Ever since the caveman days, grown-ups have been trying to teach stuff to kids. At first, cavepeople dragged their kids along to pick berries or hunt elephants. As life got more complicated over thousands of years, though, the idea of school came along: shove a whole bunch of people’s kids in one room with one teacher. So our friend and fan Reid D. asked a great question: how many kids are in the world’s biggest school today? Unbelievably, it’s in the tens of thousands! As of 2010, the City Montessori School in Lucknow, India had 39,437 students, and by 2015 it had risen to more than 50,000. Those kids don’t all stuff into one giant building, though: they’re spread out over 20 chunks of land, or “campuses.” Let’s just hope those kids don’t all start throwing paper airplanes: a school of only 407 kids in Hinode, Japan made a record-breaking 4,880 paper airplanes in just 5 minutes! So we just have to ask, how many can 50,000 kids make?…
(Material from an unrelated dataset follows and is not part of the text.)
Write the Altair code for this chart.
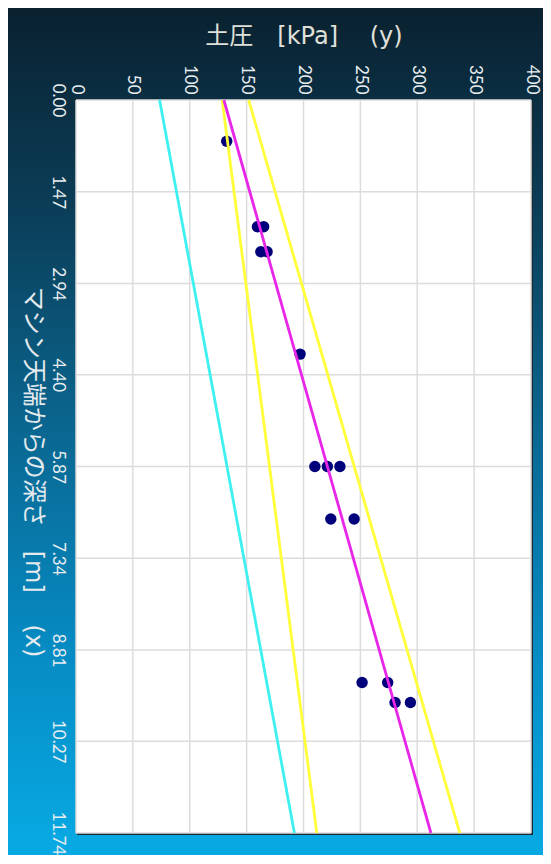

Wee ones: If you fold 6 paper airplanes, then fold 1 more, how many do you have now?
Little kids: Which has fewer students, a school of 400 kids, or a school of 40,000 kids? Bonus: City Montessori started with 5 students back in 1959. If it now has 39,437, how many more students is that? See if you can remember the whole number!
Big kids: If there are 22 kids in your class, but 1/2 make 2 airplanes each while the rest make just 1 apiece, how many planes do you all make? Bonus: If the 407 kids had each made 10 airplanes, would that have been enough for their record of 4,880?
The sky’s the limit — for real: If 400 kids can make about 5,000 paper airplanes, how many planes could those 50,000 Montessori kids make at the same rate?
Wee ones: 7 paper airplanes.
Little kids: The school of 400 kids. Bonus: 39,432 more students.
Big kids: 33 airplanes. Bonus: Not quite: they’d have made 4,070.
The sky’s the limit: 625,000 paper planes. Basically, you need to figure out how many sets of 400 go into 50,000. A trick for dividing by 400: divide by 4, then divide by 100. You can cut in half, then cut in half again, to get to 12,500…then chop off 2 zeros, giving us 125. Then each of those sets makes 5,000 airplanes, so we get 125 x 5 x 1000, or 625,000 paper airplanes. Watch out!